Marcus Whitman Hotel, a Walla Walla landmark.
Fifty years ago: two men walked on the moon’s surface. The musical phenomenon of Woodstock rocked the nation. The war in Vietnam continued. I graduated from high school along with 500 classmates. Some of us eagerly anticipated college, some wondered whether they’d be called up for the draft, still others married and started families. We went our separate ways, coming back together occasionally, keeping in contact through our parents or mutual friends, spreading our wings, leaving our small-town situated among the wheat fields of southeastern Washington, or staying in Walla Walla or one of the small, surrounding communities and making a life not dissimilar to that of our parents.
My high school 50th reunion is in a few weeks. I’d planned on attending but my grandchildren, four-year-old Solomon and almost one-year-old Lydia, will be visiting us from Pennsylvania. I will be here in Boulder, taking Solomon to nature camp, swim lessons, and a Preschool Paleontology session at the History Museum, helping Lydia navigate three flights of stairs as she finds her independence, and going on hikes with my son. Time with them is precious, each day a treat and a surprise.

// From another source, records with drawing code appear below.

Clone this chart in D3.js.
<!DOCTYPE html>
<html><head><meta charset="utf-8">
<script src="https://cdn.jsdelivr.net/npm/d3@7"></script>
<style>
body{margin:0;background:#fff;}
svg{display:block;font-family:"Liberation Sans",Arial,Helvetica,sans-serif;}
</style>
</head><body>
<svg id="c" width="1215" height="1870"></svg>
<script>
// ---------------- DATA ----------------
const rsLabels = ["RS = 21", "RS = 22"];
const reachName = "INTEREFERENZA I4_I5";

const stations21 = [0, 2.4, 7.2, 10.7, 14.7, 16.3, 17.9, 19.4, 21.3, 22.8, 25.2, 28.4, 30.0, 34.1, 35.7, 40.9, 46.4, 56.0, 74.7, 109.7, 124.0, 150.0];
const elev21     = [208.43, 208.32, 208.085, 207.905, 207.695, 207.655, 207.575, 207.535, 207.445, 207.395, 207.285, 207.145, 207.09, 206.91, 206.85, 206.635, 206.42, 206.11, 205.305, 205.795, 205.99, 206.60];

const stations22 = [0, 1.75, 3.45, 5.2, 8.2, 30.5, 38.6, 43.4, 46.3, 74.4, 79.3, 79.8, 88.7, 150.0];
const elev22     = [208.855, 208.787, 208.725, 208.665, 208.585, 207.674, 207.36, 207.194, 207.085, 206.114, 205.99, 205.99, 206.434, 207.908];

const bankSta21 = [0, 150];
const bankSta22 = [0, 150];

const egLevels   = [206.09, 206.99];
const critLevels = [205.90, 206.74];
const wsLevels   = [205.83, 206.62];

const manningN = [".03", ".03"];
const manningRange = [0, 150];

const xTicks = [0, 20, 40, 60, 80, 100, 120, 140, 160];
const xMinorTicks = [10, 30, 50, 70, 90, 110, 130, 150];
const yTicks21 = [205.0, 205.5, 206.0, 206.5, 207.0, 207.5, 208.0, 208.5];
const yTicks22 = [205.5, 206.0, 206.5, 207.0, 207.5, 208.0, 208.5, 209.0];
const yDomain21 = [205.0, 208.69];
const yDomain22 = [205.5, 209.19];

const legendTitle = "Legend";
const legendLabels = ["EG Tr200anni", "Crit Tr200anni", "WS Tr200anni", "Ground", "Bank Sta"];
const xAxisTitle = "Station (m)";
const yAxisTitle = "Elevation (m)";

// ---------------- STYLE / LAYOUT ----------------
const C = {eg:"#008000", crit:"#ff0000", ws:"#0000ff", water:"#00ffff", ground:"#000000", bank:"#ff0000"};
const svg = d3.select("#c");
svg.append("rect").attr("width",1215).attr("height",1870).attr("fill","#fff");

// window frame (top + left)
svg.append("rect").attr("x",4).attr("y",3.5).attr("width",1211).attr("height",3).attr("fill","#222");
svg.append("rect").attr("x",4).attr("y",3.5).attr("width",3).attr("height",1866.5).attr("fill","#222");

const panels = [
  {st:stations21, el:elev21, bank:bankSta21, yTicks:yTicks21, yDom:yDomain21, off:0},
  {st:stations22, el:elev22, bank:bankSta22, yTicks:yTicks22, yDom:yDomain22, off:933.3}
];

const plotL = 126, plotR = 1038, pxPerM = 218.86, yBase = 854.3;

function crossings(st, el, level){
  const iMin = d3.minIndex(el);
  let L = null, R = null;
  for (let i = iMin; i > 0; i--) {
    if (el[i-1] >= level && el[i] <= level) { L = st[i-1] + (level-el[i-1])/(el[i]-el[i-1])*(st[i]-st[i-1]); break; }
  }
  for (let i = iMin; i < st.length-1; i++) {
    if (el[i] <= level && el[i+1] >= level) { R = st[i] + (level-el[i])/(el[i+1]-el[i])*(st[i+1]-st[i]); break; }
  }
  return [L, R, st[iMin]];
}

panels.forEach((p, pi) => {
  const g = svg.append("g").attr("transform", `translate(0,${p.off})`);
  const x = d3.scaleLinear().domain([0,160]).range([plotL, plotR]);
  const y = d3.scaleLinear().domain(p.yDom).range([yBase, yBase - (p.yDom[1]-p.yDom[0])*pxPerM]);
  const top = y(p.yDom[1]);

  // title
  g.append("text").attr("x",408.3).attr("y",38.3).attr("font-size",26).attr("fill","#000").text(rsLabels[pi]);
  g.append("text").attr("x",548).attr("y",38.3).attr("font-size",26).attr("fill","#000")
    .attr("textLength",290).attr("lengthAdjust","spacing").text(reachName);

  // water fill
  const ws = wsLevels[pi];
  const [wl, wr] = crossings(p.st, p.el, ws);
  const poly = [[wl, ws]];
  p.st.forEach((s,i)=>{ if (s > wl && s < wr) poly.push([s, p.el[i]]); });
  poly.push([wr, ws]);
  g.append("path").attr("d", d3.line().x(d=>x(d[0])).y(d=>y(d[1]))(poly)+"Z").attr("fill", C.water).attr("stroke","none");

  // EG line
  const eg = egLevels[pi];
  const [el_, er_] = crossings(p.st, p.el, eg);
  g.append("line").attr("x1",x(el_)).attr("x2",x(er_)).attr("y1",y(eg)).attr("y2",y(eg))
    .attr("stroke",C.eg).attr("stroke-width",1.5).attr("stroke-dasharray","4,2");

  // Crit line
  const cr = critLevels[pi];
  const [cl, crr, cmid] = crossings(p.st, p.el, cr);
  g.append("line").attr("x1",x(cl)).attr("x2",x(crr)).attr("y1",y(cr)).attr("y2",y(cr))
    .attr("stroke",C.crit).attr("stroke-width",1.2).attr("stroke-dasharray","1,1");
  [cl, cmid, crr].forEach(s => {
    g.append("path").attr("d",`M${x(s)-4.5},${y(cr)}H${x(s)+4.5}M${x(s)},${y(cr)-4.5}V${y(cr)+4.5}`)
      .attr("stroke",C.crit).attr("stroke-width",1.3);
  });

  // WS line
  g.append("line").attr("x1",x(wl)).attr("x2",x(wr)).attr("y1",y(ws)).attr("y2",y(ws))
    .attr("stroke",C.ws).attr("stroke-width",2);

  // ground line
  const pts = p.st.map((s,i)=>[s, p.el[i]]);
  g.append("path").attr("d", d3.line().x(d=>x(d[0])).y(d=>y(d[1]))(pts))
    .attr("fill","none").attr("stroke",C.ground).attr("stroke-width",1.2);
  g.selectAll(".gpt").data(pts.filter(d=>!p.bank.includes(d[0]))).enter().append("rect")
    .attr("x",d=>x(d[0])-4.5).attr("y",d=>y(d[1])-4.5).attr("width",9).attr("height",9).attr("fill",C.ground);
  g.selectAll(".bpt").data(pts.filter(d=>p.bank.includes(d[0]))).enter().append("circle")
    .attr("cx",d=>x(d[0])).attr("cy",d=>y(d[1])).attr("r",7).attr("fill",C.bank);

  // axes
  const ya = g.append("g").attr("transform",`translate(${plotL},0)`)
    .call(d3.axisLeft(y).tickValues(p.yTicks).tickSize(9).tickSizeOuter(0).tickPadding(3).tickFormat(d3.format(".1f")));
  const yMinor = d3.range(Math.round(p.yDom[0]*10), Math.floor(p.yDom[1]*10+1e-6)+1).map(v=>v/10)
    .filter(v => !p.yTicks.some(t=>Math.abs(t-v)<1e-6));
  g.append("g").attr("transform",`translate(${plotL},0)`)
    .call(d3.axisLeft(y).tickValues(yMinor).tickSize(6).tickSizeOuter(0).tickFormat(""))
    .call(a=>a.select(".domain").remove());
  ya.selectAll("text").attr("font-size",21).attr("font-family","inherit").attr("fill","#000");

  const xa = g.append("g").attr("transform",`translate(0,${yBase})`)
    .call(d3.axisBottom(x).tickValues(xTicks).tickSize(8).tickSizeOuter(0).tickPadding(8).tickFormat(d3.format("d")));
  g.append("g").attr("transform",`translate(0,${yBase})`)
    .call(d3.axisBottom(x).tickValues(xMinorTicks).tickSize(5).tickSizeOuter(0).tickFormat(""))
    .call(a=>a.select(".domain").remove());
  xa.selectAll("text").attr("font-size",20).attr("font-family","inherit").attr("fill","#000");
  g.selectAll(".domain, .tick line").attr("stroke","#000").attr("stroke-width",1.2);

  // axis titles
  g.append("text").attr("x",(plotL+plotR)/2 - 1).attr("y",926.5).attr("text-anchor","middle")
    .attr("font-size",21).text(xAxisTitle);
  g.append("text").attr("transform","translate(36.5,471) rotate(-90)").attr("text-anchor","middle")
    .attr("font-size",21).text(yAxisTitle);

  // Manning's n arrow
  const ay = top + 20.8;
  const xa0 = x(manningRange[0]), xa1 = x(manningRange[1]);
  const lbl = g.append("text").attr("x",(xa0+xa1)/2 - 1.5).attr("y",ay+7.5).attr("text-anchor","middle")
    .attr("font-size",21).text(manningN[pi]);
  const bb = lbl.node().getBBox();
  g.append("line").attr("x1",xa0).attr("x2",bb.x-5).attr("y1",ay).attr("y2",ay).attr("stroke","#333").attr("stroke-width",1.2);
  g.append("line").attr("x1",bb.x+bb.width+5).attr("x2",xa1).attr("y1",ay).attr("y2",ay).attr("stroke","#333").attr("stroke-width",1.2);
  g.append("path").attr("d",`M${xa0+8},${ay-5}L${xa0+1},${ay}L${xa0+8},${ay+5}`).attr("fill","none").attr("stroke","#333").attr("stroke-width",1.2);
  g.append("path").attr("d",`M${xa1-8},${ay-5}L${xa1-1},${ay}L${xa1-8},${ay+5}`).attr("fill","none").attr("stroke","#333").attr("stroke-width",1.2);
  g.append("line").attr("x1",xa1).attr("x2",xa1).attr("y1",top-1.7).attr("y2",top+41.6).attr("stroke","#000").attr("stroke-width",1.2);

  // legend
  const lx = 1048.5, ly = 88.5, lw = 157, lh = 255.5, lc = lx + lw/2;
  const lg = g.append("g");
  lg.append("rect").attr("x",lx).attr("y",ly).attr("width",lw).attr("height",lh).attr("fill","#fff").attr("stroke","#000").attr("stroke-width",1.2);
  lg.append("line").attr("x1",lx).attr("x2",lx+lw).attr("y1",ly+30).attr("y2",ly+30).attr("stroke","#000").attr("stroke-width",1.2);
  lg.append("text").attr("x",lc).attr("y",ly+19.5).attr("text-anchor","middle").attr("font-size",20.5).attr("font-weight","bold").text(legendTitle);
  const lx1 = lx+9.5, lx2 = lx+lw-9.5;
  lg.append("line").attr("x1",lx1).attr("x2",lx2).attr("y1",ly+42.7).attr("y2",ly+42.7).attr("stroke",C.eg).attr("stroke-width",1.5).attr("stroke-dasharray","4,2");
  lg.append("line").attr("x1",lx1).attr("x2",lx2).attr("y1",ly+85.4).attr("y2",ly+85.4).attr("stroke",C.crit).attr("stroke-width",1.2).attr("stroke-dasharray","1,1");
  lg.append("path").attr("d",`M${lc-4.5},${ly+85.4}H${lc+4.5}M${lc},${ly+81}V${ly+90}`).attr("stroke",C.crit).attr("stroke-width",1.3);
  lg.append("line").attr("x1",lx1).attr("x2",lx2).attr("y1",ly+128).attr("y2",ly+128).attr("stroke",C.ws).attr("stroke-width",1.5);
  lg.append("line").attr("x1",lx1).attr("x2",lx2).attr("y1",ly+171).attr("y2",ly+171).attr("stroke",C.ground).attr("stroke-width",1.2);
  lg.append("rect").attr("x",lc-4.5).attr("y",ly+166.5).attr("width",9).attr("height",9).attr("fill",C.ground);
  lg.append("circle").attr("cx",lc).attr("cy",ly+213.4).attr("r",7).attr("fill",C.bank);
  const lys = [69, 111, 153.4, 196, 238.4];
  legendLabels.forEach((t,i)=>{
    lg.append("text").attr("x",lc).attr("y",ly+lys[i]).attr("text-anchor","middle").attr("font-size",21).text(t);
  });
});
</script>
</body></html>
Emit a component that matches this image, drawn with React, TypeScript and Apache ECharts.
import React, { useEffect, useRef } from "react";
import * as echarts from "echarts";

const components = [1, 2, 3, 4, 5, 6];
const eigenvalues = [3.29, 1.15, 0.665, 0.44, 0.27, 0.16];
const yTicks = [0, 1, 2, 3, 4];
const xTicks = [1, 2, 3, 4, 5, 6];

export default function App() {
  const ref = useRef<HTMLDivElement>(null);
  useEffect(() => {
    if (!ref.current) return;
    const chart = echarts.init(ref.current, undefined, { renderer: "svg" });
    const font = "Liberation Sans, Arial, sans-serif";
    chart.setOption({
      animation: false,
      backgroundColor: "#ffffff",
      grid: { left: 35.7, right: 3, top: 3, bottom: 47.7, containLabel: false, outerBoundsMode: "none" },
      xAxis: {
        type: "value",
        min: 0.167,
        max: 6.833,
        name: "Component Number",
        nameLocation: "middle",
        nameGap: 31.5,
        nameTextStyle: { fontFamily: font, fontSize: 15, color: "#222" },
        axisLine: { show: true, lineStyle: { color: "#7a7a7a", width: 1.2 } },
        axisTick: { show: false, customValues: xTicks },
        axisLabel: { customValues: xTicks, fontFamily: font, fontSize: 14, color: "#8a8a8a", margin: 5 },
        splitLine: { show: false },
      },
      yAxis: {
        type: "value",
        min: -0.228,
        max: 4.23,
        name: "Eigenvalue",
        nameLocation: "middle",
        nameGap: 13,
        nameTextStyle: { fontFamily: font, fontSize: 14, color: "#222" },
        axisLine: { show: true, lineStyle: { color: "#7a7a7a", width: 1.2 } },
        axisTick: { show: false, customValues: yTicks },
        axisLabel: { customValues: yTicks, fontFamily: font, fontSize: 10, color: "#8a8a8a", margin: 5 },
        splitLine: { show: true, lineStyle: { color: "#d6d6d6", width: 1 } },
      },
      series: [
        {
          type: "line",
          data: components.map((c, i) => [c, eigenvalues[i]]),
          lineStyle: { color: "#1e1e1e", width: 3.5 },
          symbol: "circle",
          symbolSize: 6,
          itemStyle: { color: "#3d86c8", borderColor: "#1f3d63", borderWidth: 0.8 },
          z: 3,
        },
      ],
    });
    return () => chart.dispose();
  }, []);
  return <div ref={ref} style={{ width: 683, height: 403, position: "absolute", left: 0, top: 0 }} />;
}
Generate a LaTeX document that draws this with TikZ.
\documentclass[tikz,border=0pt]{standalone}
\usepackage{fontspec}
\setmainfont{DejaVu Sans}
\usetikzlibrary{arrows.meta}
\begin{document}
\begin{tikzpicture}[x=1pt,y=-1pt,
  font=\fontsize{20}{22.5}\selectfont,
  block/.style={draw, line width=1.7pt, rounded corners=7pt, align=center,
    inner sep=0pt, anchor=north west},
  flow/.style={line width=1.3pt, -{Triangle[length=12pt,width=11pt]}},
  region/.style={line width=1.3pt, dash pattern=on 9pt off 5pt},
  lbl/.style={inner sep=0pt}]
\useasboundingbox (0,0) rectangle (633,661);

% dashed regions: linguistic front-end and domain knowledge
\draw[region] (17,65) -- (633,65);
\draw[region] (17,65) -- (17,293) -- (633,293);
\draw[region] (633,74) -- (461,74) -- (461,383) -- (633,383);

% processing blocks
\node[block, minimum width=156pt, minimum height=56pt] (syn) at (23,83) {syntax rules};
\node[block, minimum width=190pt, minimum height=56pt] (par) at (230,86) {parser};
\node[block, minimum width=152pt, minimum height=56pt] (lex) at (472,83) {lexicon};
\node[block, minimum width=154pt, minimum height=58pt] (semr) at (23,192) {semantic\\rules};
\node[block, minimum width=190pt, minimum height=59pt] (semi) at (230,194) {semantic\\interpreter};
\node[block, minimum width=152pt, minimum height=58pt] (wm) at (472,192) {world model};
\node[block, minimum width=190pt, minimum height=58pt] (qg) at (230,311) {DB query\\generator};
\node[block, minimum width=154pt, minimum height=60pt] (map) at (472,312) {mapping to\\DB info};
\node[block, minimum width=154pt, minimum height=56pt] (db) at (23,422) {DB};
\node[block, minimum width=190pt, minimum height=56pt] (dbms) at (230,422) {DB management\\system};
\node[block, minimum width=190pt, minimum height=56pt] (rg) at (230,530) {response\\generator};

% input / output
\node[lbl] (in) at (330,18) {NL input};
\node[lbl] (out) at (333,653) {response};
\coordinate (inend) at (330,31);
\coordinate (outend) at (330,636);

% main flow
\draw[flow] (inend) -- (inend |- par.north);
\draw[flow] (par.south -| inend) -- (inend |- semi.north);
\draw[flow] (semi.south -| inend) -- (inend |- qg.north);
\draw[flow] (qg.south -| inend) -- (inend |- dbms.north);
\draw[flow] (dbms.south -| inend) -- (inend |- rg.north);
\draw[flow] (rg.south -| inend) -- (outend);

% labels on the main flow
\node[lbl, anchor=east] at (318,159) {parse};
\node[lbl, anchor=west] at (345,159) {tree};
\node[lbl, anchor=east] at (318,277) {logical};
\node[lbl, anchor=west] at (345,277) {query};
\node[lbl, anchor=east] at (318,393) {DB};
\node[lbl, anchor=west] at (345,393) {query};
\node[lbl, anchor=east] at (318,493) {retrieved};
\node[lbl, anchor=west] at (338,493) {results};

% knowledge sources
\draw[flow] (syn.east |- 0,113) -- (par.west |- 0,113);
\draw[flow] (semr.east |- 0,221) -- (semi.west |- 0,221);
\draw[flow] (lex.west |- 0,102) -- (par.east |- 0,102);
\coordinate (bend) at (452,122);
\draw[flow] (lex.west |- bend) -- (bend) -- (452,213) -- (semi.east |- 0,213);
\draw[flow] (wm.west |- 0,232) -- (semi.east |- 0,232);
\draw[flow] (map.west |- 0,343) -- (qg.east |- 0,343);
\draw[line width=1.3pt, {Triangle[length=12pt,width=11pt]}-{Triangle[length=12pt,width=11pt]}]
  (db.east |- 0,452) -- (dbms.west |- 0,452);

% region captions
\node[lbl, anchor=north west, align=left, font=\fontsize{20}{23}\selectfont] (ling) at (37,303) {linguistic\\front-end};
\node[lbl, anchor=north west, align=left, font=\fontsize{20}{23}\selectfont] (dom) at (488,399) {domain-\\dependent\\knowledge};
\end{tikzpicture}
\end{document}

Yet, while I will not be at the reunion in person, thoughts are running rampant about those high school years, reminiscences colliding with the present reality of our lives. To be clear, I was one of the “brainy” students, not bragging, but a fact, at least categorized that way at that time. We took Advanced Placement Calculus, honors Physics with Johnnie Dennis (eventually national teacher of the year), Chemistry (I had the “other” Chemistry teacher as my mother taught at the high school and I couldn’t bear—at the time, anyway—to have her as mother and teacher), advanced SEPS (an economics/sociology class), multiple years of French or Spanish, and on and on. I envied the more popular kids, the ones who became Prom Kings and Queens, who were class officers and star athletes, who seemed comfortable in their teenage skin. There were so many categories, artificial, praised, denigrated, kids with whom we were best friends in kindergarten but who we outgrew or they outgrew us, the fluid mix changing from grade school to junior high to high school.
Wheat fields with Blue Mountains in the distance.
The reunion, though, promised a peek into our lives today, many if not most retired, some widowed, others divorced, still others celebrating marriages of fifty years, learning of their experiences, and sharing our stories. I think of classmates no longer with us, especially Bess Harter, one of my dearest friends who brought me into a fold that I might not otherwise have navigated on my own. I think of friends who were strong and independent girls even in the late 1960s, like Cathy Heacock and Mary Metastasio, both wicked-bright and funny. There were high school classmates that were together since kindergarten, like Laurie Drumheller, Kathy Pasco Read or Joan Monteillet (who moved to Portland after ninth grade but who is still a strong force in my southeastern Washington connections). So many others with whom I shared different levels of connection in high school whether ski club, United Nations club, synchronized swimming, band, early morning classes, science trips, summer working in the produce houses or college library.
There are classmates I occasionally saw throughout the intervening years as my life took me from southeastern Washington to northern California, New York City, southern California, back to northern California, then to Austin, Texas, and now in Colorado. Whether through work or mutual friends or happenstance, those gatherings remain fresh and heart-warming to me. There are those who were mere acquaintances or an unknown picture in our annual yearbook, but with whom I am now acquainted through social media. It’d be wonderful to meet them face to face. And of course, there are friends I haven’t seen since the summer of 1969; I especially hoped to give them big hugs in a few weeks.
Pioneer Park with grandstand.
Sometimes it’s difficult to imagine what I was like as a teenager, the angst, the anxieties, the promise; fifty years later I still wonder what my life will be as the years continue. We were so young those many years ago; we made mistakes; we were too sensitive; we hurt one another; we rallied around our community; we shared a sense of place; we laughed and cried. I will miss not being able to share the lessons of my classmates. Hopefully another year.
The Carl Street house where I lived from age three until leaving for college. Mom and Dad continued to live there until 2006.